Air Force didn’t submit Texas church shooter’s criminal history to FBI: Officials

 In U.S.
The Air Force launched a review Monday after admitting that it had blundered by failing to submit Devin Patrick Kelley’s criminal history to the FBI background check system, thus providing ammunition to both sides of the gun control debate.

On the one hand, gun control advocates called for closing loopholes and tightening background checks in the aftermath of the mass shooting at First Baptist Church in Sutherland Springs, Texas, that left 26 dead and 20 wounded.

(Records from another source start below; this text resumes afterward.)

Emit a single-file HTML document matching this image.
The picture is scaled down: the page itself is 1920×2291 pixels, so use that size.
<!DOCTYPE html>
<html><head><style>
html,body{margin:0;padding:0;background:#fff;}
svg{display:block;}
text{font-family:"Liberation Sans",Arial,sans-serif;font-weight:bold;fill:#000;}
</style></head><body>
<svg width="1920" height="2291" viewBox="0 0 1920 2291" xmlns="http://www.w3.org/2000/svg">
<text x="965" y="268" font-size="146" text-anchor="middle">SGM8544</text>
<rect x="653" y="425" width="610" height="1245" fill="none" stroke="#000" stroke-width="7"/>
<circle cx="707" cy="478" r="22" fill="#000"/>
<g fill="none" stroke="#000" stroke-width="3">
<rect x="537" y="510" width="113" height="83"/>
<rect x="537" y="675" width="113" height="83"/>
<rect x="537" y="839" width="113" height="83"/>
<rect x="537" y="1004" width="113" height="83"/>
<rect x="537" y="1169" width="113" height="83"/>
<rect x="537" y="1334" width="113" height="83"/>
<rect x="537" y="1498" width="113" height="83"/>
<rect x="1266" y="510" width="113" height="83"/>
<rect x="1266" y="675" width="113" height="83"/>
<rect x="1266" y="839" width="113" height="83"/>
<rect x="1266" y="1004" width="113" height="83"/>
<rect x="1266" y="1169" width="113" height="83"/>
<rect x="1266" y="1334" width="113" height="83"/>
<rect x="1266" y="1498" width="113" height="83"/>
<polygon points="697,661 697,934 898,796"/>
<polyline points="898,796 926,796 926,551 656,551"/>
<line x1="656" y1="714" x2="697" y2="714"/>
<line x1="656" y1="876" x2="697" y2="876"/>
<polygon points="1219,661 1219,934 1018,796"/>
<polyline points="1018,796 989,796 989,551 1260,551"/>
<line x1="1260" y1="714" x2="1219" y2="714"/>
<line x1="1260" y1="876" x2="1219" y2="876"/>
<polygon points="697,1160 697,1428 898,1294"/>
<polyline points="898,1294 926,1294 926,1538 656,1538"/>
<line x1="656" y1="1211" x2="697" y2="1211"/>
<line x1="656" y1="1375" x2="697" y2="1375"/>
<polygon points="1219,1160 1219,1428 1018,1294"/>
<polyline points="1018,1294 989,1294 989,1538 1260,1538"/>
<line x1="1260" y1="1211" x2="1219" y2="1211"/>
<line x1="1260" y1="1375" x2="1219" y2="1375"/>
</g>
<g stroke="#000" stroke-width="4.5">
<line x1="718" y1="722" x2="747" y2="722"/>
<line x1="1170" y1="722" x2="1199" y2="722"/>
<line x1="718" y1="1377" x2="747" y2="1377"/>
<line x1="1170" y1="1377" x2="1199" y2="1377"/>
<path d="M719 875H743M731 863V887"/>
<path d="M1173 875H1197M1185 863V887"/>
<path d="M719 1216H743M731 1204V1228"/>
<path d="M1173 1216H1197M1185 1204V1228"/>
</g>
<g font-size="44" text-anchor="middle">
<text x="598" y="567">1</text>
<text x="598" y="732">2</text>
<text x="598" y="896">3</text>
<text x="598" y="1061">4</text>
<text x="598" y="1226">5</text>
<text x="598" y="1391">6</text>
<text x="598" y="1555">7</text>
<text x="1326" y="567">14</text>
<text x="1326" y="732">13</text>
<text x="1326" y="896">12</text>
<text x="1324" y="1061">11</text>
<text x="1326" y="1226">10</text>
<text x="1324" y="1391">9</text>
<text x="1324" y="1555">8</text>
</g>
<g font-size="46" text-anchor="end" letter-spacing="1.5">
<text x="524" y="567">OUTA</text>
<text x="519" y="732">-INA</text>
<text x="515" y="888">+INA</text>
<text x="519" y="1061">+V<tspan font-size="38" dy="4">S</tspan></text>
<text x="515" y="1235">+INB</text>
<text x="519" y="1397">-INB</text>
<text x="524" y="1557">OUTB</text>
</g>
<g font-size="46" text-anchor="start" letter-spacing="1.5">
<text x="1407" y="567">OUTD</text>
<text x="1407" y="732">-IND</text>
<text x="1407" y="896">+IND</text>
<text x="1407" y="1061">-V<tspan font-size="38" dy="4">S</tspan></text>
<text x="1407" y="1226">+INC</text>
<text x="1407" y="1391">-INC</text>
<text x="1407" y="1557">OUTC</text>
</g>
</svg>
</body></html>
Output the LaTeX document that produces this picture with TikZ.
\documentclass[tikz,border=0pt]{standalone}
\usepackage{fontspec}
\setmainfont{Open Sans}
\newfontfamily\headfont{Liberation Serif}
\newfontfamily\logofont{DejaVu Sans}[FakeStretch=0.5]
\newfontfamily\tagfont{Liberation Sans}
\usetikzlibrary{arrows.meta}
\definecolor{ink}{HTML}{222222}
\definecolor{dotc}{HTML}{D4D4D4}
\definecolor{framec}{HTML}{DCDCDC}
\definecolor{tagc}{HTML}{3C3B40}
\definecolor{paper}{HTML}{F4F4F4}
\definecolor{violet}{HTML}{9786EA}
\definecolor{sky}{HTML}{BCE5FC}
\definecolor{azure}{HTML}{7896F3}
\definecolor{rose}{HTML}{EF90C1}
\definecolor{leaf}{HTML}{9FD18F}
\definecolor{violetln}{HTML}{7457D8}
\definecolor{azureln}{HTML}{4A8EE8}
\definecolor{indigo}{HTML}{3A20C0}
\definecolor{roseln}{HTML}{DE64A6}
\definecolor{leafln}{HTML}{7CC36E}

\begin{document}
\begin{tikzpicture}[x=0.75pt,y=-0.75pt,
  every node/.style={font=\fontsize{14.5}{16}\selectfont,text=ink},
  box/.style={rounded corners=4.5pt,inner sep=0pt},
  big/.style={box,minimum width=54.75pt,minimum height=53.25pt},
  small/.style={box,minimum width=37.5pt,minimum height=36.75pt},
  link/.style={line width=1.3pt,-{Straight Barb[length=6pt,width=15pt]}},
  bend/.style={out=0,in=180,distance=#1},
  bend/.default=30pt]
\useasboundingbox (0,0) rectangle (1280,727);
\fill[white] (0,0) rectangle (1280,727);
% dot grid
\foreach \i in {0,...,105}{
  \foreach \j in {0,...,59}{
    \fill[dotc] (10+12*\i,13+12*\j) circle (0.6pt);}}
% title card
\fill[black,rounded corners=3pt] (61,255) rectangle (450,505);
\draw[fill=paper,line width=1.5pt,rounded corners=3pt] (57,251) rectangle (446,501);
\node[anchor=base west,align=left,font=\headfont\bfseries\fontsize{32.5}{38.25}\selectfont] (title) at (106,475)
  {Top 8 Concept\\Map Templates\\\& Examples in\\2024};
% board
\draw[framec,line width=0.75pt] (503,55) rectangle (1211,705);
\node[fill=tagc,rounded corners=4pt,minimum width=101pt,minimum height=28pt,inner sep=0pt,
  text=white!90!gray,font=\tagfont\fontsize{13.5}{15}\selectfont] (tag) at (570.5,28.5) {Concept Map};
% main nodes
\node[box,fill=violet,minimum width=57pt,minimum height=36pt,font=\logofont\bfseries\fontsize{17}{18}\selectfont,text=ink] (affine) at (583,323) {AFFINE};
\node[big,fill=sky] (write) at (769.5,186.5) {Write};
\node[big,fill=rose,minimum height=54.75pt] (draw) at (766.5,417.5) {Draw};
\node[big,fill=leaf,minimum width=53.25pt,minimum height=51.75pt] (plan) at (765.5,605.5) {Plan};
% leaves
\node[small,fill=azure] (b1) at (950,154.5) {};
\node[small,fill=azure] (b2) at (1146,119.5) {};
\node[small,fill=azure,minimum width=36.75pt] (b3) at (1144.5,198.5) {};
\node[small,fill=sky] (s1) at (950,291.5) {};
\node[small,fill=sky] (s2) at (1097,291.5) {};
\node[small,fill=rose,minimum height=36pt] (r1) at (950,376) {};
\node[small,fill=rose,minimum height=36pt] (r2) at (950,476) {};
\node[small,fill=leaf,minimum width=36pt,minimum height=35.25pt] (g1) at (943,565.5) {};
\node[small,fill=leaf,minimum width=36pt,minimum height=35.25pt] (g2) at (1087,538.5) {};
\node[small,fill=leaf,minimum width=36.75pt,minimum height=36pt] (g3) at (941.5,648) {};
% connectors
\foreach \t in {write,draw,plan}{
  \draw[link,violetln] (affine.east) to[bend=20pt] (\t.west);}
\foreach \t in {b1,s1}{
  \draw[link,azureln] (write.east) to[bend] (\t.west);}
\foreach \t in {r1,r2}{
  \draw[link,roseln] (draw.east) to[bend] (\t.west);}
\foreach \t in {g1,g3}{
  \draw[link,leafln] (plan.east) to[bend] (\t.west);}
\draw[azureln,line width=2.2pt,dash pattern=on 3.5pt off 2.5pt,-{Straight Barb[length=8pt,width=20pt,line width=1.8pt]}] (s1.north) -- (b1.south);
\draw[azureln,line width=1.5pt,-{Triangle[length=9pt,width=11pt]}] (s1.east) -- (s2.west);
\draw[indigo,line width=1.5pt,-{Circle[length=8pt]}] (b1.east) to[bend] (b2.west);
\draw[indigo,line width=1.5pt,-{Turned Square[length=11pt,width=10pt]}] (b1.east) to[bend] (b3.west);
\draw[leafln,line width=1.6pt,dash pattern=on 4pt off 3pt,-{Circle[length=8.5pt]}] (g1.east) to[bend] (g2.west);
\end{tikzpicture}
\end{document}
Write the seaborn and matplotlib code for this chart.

On the other hand, Second Amendment supporters argued that the Air Force’s mistake comes as another example of gun control measures failing to stop mass shootings, even as a former National Rifle Association instructor was able to stop Kelley.

“No amount of top-down gun control is going to stop a determined killer — whether it’s from human error or from killers stealing their weapons,” said Gun Owners of America spokesman Jordan Stein. “The Sandy Hook shooter in Connecticut stole his AR-15. So did the Clackamas mall shooter in Oregon.”

Mr. Stein added, “What actually stops an evil psychopath is what we saw on Sunday — a good guy with a gun.”

The Air Force announced it would undertake a “comprehensive review” of its handling of criminal records after discovering that Holloman Air Force Base officials failed to report to the federal database Kelley’s 2012 court-martial and conviction on two counts of domestic assault.


SEE ALSO: Texas Gov. Greg Abbott pushes back on gun restrictions, instead advocates working with God


The now-deceased 26-year-old gunman was able to obtain multiple firearms legally after passing background checks despite his history of abusing his ex-wife and stepson, which resulted in a 12-month sentence after he pleaded guilty.

“Initial information indicates that Kelley’s domestic violence offense was not entered into the National Criminal Information Center database by the Hollomon Air Force Base Office of Special Investigations,” the USAF said in a statement.

USAF spokeswoman Ann Stefanek said that Air Force Secretary Heather Wilson and Air Force Chief of Staff Gen. David Goldfein directed the Air Force office of the inspector general to conduct the review.

“The Service will also conduct a comprehensive review of Air Force databases to ensure records in other cases have been reported correctly,” said the statement. “The Air Force has also requested that the Department of Defense Inspector General review records and procedures across the Department of Defense.”

Texas Attorney General Ken Paxton called Monday for increasing security at churches or encouraging qualified parishioners to carry firearms.

“It’s going to happen again, and so we need people in churches — professional security or at least arming some of the parishioners or the congregation so they can respond when something like this happens again,” Mr. Paxton told Fox News.

Shannon Watts, president of Moms Demand Action, said the reporting system needs improvements. She argued that the “background checks system is only as good as the records in it; any missing record can enable a tragedy, as in this case.”

“That’s why we work to close loopholes, and fight @NRA agenda to make it easier for domestic abusers and violent criminals to get guns,” Ms. Watts said on Twitter.

A prominent senator demanded that the Pentagon go back and review all its disciplinary records and update the gun background check system.

Sen. Kirsten E. Gillibrand said the Defense Department needs to familiarize itself with what records it’s required to turn over, then go look back through the last decade’s worth of investigations and cases to see who should be listed but isn’t.

“If this can happen in one case, it could happen in others,” the New York Democrat said in a letter to Defense Secretary James Mattis.